Mi trova un po' impreparato. Non ero a conoscenza che Stephen Hawking si occupasse di intelligenza artificiale e per quanto riguarda Miguel Benasayag, beh, devo confessare che non lo conoscevo proprio.
Tuttavia, credo che delegare alle macchine non significa necessariamente instupidirsi. La mente umana ha due caratteristiche fondamentali che possono essere utili per comprendere il fenomeno di cui stiamo parlando.
In primo luogo tende a minimizzare l'energia mentale. Ciò significa che tende a impiegare sequenze prefissate e ripetitive di ragionamento o di azione per minimizzare il "costo" di un pensiero. Ad esempio, quando guidiamo, molto spesso compiamo delle azioni in maniera automatica, proprio per quanto detto. Le macchine si inseriscono in questo contesto e si prestano ad essere automatismi che "economizzano" l'attività mentale.

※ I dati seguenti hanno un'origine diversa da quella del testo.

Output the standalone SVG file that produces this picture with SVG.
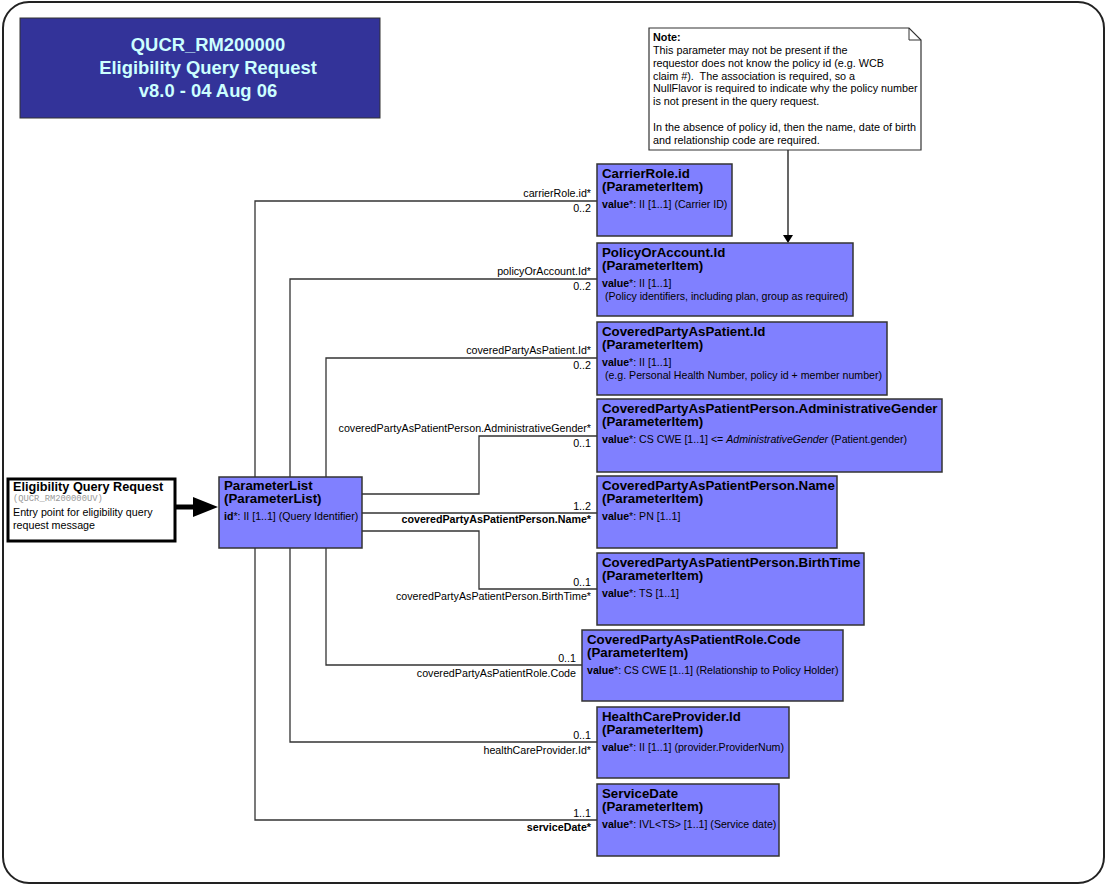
<svg xmlns="http://www.w3.org/2000/svg" width="1107" height="886" viewBox="0 0 1107 886">
<style>
text{font-family:"Liberation Sans",Arial,sans-serif;fill:#000}
.item{fill:#8080ff;stroke:#333;stroke-width:1.5}
.ttl{font-size:13.3px;font-weight:bold}
.val{font-size:10.6px}
.b{font-weight:bold}
.lbl{font-size:10.7px;text-anchor:end}
.con{fill:none;stroke:#333;stroke-width:1.3}
.note{font-size:10.8px}
.hdr{font-size:18.4px;font-weight:bold;fill:#ccffff;text-anchor:middle}
</style>
<rect x="3" y="2" width="1101" height="881" rx="26" ry="26" fill="#fff" stroke="#222" stroke-width="2"/>

<g id="title">
<rect x="20" y="18" width="360" height="100" fill="#333399" stroke="#333" stroke-width="1"/>
<text class="hdr" x="208" y="51">QUCR_RM200000</text>
<text class="hdr" x="208" y="74">Eligibility Query Request</text>
<text class="hdr" x="208" y="97">v8.0 - 04 Aug 06</text>
</g>

<g id="connectors">
<polyline class="con" points="255,477 255,201 597,201"/>
<polyline class="con" points="255,548 255,820 597,820"/>
<polyline class="con" points="290,477 290,279 597,279"/>
<polyline class="con" points="290,548 290,742 597,742"/>
<polyline class="con" points="326,477 326,358 597,358"/>
<polyline class="con" points="326,548 326,665 582,665"/>
<polyline class="con" points="362,494 479,494 479,436 597,436"/>
<polyline class="con" points="362,513 597,513"/>
<polyline class="con" points="362,531 479,531 479,589 597,589"/>
<line x1="788" y1="150" x2="788" y2="236" stroke="#000" stroke-width="1.2"/>
<polygon points="783,235 793,235 788,243" fill="#000"/>
<line x1="175" y1="507" x2="196" y2="507" stroke="#000" stroke-width="5"/>
<polygon points="193,497 218,507 193,517" fill="#000"/>
<text class="lbl" x="591" y="197">carrierRole.id*</text>
<text class="lbl" x="591" y="212">0..2</text>
<text class="lbl" x="591" y="275">policyOrAccount.Id*</text>
<text class="lbl" x="591" y="290">0..2</text>
<text class="lbl" x="591" y="354">coveredPartyAsPatient.Id*</text>
<text class="lbl" x="591" y="369">0..2</text>
<text class="lbl" x="591" y="432">coveredPartyAsPatientPerson.AdministrativeGender*</text>
<text class="lbl" x="591" y="447">0..1</text>
<text class="lbl" x="591" y="510">1..2</text>
<text class="lbl b" x="591" y="523">coveredPartyAsPatientPerson.Name*</text>
<text class="lbl" x="591" y="586">0..1</text>
<text class="lbl" x="591" y="600">coveredPartyAsPatientPerson.BirthTime*</text>
<text class="lbl" x="576" y="662">0..1</text>
<text class="lbl" x="576" y="677">coveredPartyAsPatientRole.Code</text>
<text class="lbl" x="591" y="739">0..1</text>
<text class="lbl" x="591" y="754">healthCareProvider.Id*</text>
<text class="lbl" x="591" y="817">1..1</text>
<text class="lbl b" x="591" y="831">serviceDate*</text>
</g>

<g id="note">
<polygon points="649,28 909,28 921,40 921,150 649,150" fill="#fff" stroke="#333" stroke-width="1.2"/>
<polyline points="909,28 909,40 921,40" fill="none" stroke="#333" stroke-width="1"/>
<text class="note b" x="653" y="41">Note:</text>
<text class="note" x="653" y="54">This parameter may not be present if the</text>
<text class="note" x="653" y="67">requestor does not know the policy id (e.g. WCB</text>
<text class="note" x="653" y="80" xml:space="preserve">claim #).  The association is required, so a</text>
<text class="note" x="653" y="92">NullFlavor is required to indicate why the policy number</text>
<text class="note" x="653" y="105">is not present in the query request.</text>
<text class="note" x="653" y="131">In the absence of policy id, then the name, date of birth</text>
<text class="note" x="653" y="144">and relationship code are required.</text>
</g>

<g id="entry">
<rect x="8" y="479" width="167" height="62" fill="#fff" stroke="#000" stroke-width="3"/>
<text x="13" y="491" style="font-size:12.7px;font-weight:bold">Eligibility Query Request</text>
<text x="13" y="501" style="font-family:'Liberation Mono',monospace;font-size:8.8px;fill:#999">(QUCR_RM200000UV)</text>
<text x="13" y="516" style="font-size:10.7px">Entry point for eligibility query</text>
<text x="13" y="529" style="font-size:10.7px">request message</text>
</g>

<g id="parameterList">
<rect class="item" x="219" y="477" width="143" height="71"/>
<text class="ttl" x="224" y="490">ParameterList</text>
<text class="ttl" x="224" y="503">(ParameterList)</text>
<text class="val" x="224" y="520"><tspan class="b">id</tspan>*: II [1..1] (Query Identifier)</text>
</g>

<g id="carrierRoleId">
<rect class="item" x="597" y="164" width="135" height="72"/>
<text class="ttl" x="602" y="178">CarrierRole.id</text>
<text class="ttl" x="602" y="191">(ParameterItem)</text>
<text class="val" x="602" y="208"><tspan class="b">value</tspan>*: II [1..1] (Carrier ID)</text>
</g>

<g id="policyOrAccountId">
<rect class="item" x="597" y="243" width="256" height="73"/>
<text class="ttl" x="602" y="257">PolicyOrAccount.Id</text>
<text class="ttl" x="602" y="270">(ParameterItem)</text>
<text class="val" x="602" y="287"><tspan class="b">value</tspan>*: II [1..1]</text>
<text class="val" x="602" y="300" xml:space="preserve"> (Policy identifiers, including plan, group as required)</text>
</g>

<g id="coveredPartyAsPatientId">
<rect class="item" x="597" y="322" width="290" height="73"/>
<text class="ttl" x="602" y="336">CoveredPartyAsPatient.Id</text>
<text class="ttl" x="602" y="349">(ParameterItem)</text>
<text class="val" x="602" y="366"><tspan class="b">value</tspan>*: II [1..1]</text>
<text class="val" x="602" y="379" xml:space="preserve"> (e.g. Personal Health Number, policy id + member number)</text>
</g>

<g id="administrativeGender">
<rect class="item" x="597" y="399" width="345" height="73"/>
<text class="ttl" x="602" y="413">CoveredPartyAsPatientPerson.AdministrativeGender</text>
<text class="ttl" x="602" y="426">(ParameterItem)</text>
<text class="val" x="602" y="443"><tspan class="b">value</tspan>*: CS CWE [1..1] &lt;= <tspan font-style="italic">AdministrativeGender</tspan> (Patient.gender)</text>
</g>

<g id="personName">
<rect class="item" x="597" y="476" width="240" height="72"/>
<text class="ttl" x="602" y="490">CoveredPartyAsPatientPerson.Name</text>
<text class="ttl" x="602" y="503">(ParameterItem)</text>
<text class="val" x="602" y="520"><tspan class="b">value</tspan>*: PN [1..1]</text>
</g>

<g id="personBirthTime">
<rect class="item" x="597" y="553" width="267" height="72"/>
<text class="ttl" x="602" y="567">CoveredPartyAsPatientPerson.BirthTime</text>
<text class="ttl" x="602" y="580">(ParameterItem)</text>
<text class="val" x="602" y="597"><tspan class="b">value</tspan>*: TS [1..1]</text>
</g>

<g id="patientRoleCode">
<rect class="item" x="582" y="630" width="261" height="71"/>
<text class="ttl" x="587" y="644">CoveredPartyAsPatientRole.Code</text>
<text class="ttl" x="587" y="657">(ParameterItem)</text>
<text class="val" x="587" y="674"><tspan class="b">value</tspan>*: CS CWE [1..1] (Relationship to Policy Holder)</text>
</g>

<g id="healthCareProviderId">
<rect class="item" x="597" y="707" width="192" height="71"/>
<text class="ttl" x="602" y="721">HealthCareProvider.Id</text>
<text class="ttl" x="602" y="734">(ParameterItem)</text>
<text class="val" x="602" y="751"><tspan class="b">value</tspan>*: II [1..1] (provider.ProviderNum)</text>
</g>

<g id="serviceDate">
<rect class="item" x="597" y="784" width="182" height="72"/>
<text class="ttl" x="602" y="798">ServiceDate</text>
<text class="ttl" x="602" y="811">(ParameterItem)</text>
<text class="val" x="602" y="828"><tspan class="b">value</tspan>*: IVL&lt;TS&gt; [1..1] (Service date)</text>
</g>
</svg>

In secondo luogo la mente non vuole annoiarsi. Il fatto che la mente deleghi alcuni sue attività non significa che non pensi. Semplicemente riserva per sé le attività cognitive più stimolanti e le astrazioni più complicate. È vero che ai giorni d'oggi le macchine fanno molto per noi, però è anche vero che l'uomo si è arricchito di concetti, astrazioni e sfide intellettuali e artistiche.